Because their swords were viewed as extensions of their souls, samurai customarily gave them names. A samurai’s Katana or wakizashi was meant to kill them in a ritualized suicide known as seppuku if they ever lost their honor.


The Sacred Preparation Ritual

Swordsmiths used to be held in considerably greater regard and distinction than other tradespeople. Even emperors have taken it upon themselves to become proficient in the art of sword making. Making a Katana, however, was more than simply creating a beautiful piece of steel; it involved a sacred ritual.

A swordsmith would cleanse himself beforehand using Shinto rituals. This would entail fasting, refraining from sexual activity, and occasionally even making a pilgrimage.

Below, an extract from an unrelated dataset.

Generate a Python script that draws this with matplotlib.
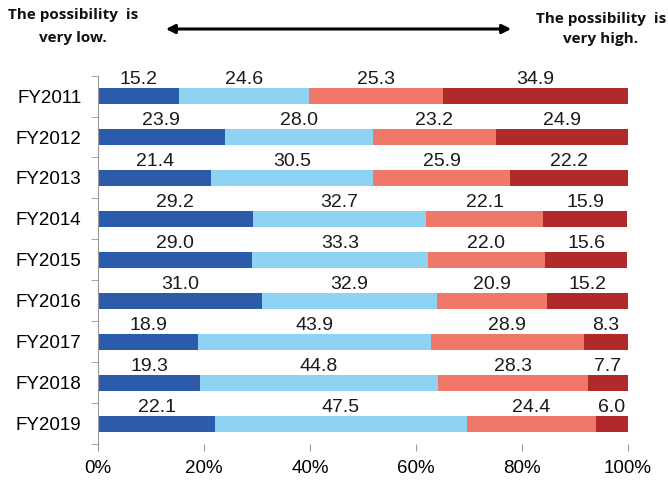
import numpy as np
import matplotlib
matplotlib.use("Agg")
from matplotlib import pyplot as plt
from matplotlib.patches import FancyArrowPatch

years = ['FY2011', 'FY2012', 'FY2013', 'FY2014', 'FY2015',
         'FY2016', 'FY2017', 'FY2018', 'FY2019']
very_low = [15.2, 23.9, 21.4, 29.2, 29.0, 31.0, 18.9, 19.3, 22.1]
low = [24.6, 28.0, 30.5, 32.7, 33.3, 32.9, 43.9, 44.8, 47.5]
high = [25.3, 23.2, 25.9, 22.1, 22.0, 20.9, 28.9, 28.3, 24.4]
very_high = [34.9, 24.9, 22.2, 15.9, 15.6, 15.2, 8.3, 7.7, 6.0]

colors = ['#2B5BAA', '#8ED4F2', '#F07868', '#B2292B']

plt.rcParams['font.family'] = ['Liberation Sans', 'DejaVu Sans']

fig = plt.figure(figsize=(6.68, 4.8), dpi=100)
ax = fig.add_axes([0.1467, 0.074, 0.7933, 0.7687])

y = np.arange(len(years))
left = np.zeros(len(years))
for vals, col in zip([very_low, low, high, very_high], colors):
    vals = np.array(vals)
    ax.barh(y, vals, left=left, height=0.39, color=col)
    for yi, l, v in zip(y, left, vals):
        ax.text(l + v / 2, yi - 0.29, '{0:.1f}'.format(v), ha='center', va='baseline',
                fontsize=14, color='#1a1a1a')
    left = left + vals

ax.set_xlim(0, 100)
ax.set_ylim(len(years) - 0.5, -0.5)
ax.set_yticks(y)
ax.set_yticklabels(years, fontsize=13.5)
ax.set_yticks(np.arange(len(years) + 1) - 0.5, minor=True)
ax.tick_params(axis='y', which='major', length=0, pad=12)
ax.tick_params(axis='y', which='minor', length=5, color='#999999', direction='out')
ax.set_xticks(np.arange(0, 101, 20))
ax.set_xticklabels(['{0}%'.format(v) for v in range(0, 101, 20)], fontsize=13.5)
ax.tick_params(axis='x', length=5, color='#999999', direction='out', pad=6)
for s in ['top', 'right', 'bottom']:
    ax.spines[s].set_visible(False)
ax.spines['left'].set_color('#999999')

# header
hdr = dict(ha='center', va='baseline', fontsize=11, fontweight='bold',
           family=['Open Sans', 'DejaVu Sans'], color='#111111')
fig.text(73 / 668, 1 - 19 / 480, 'The possibility  is', **hdr)
fig.text(73 / 668, 1 - 42 / 480, 'very low.', **hdr)
fig.text(601 / 668, 1 - 23 / 480, 'The possibility  is', **hdr)
fig.text(601 / 668, 1 - 43 / 480, 'very high.', **hdr)
fig.add_artist(FancyArrowPatch((163 / 668, 1 - 29 / 480), (514 / 668, 1 - 29 / 480),
                               transform=fig.transFigure, arrowstyle='<|-|>',
                               mutation_scale=13, color='black', lw=2.2))

plt.savefig('out.png', dpi=100)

The smith would put on a priest’s robe and mark off his work area with a holy rope when he was prepared to start forging.

The craftsman would pray every day while standing by a waterfall. He would douse himself in a predetermined amount of ice-cold water if there were no waterfall.

Throughout the whole, frequently lengthy process of manufacturing a sword, these cleansing ceremonies were carried out. Even some legends mention celestial entities helping famous swordsmiths when creating a katana.


The Essential Components

Even while the blade is unquestionably the most crucial component of the sword, other components play a significant role in determining its worth. The tsuba is the most crucial component of a katana for many collectors (the decorative hand guard). This component can occasionally prove to be just as valuable as the blade.

The worth of the sword is determined by the excellence of the artisans who crafted the mounts, scabbards, and other decorative embellishments. Even a broken sword by a renowned swordsman is more valuable than a newly forged blade of inferior quality. Furthermore, blades from Japan’s most refined and expert swordsmiths are now precious national treasures.


The Excellent Polishing

The actual quality of a katana would never be apparent without appropriate polishing. It takes a professional polisher longer than the actual forging of the blade to bring out all the qualities that evaluators look for, such as the steel’s grain and temper line.

The polisher handles the steel with various stones to bring out the dazzling sheen that turns the Katana into a genuine work of art. However, cleaning a sword involves more than just rubbing some pebbles on the metal.

A five-year apprenticeship is necessary to become a skilled sword polisher, and this is what it takes to develop the high level of ability needed to bring out a blade’s brilliance. It makes sense that a certain level of competence should be required when considering that a poor polishing job may damage a potentially precious blade.


The Primary Blade

When they engaged in combat in the days of the early samurai, Japanese warriors mainly employed bows and arrows. The samurai would switch to a form of polearm if they ran out of arrows since it had a more fantastic attack range than a traditional spear. The samurai didn’t give up archery and started concentrating on their function as mounted, sword-wielding soldiers until much later.

The invention of firearms altered the nature of Japanese warfare for all time. The Katana evolved from a helpful fighting sword to more of a status symbol. Unlike a katana, it didn’t take years of practice to fire a gun. As a result, the necessity for swords and the importance of Japan’s aristocratic warrior class gradually waned.


The Unique Testing Process

The Japanese government set up an official sword-testing bureau during the Edo era to assess the caliber of new blades. A skilled swordsman would test the cutting power of a katana by slashing through the bodies of many criminals stacked on top of one another.

At that stage, the culprits were often already dead. However, horrible offenders were occasionally kept alive for the test. The training of novice samurai also included this method. However, official examinations would only be conducted by a master swordsman to guarantee that the blade solely determined the cut.

Usually, whoever was buying the sword demanded tests. Blades that proved particularly lethal would be characterized by a noticeable rise in value, even if the testing may occasionally cost as much as the sword itself.


The Significance of Older Katanas

The blades manufactured before 1530 were of excellent quality compared to blades made afterward, even though the official sword testing department wasn’t active until the early 17th century. A 16th-century sword is rumored to have sliced through seven people in one motion when a master formally evaluated it at the department.

The introduction of European guns to Japan in the 1540s is mostly to blame for the decline in blade quality. The availability of several simple-to-use, powerful weapons meant that the sword manufacturers were no longer required to create katanas of the same caliber they formerly did.

As a result, many of the methods employed initially to make an excellent blade were forgotten. The samurai’s capacity to evaluate blades fell along with their quality and need. This caused some smiths to place more emphasis on decorative elements than on the cutting ability of a sword. The traditional technique for crafting katanas eventually became rare due to the widespread use of modern technology.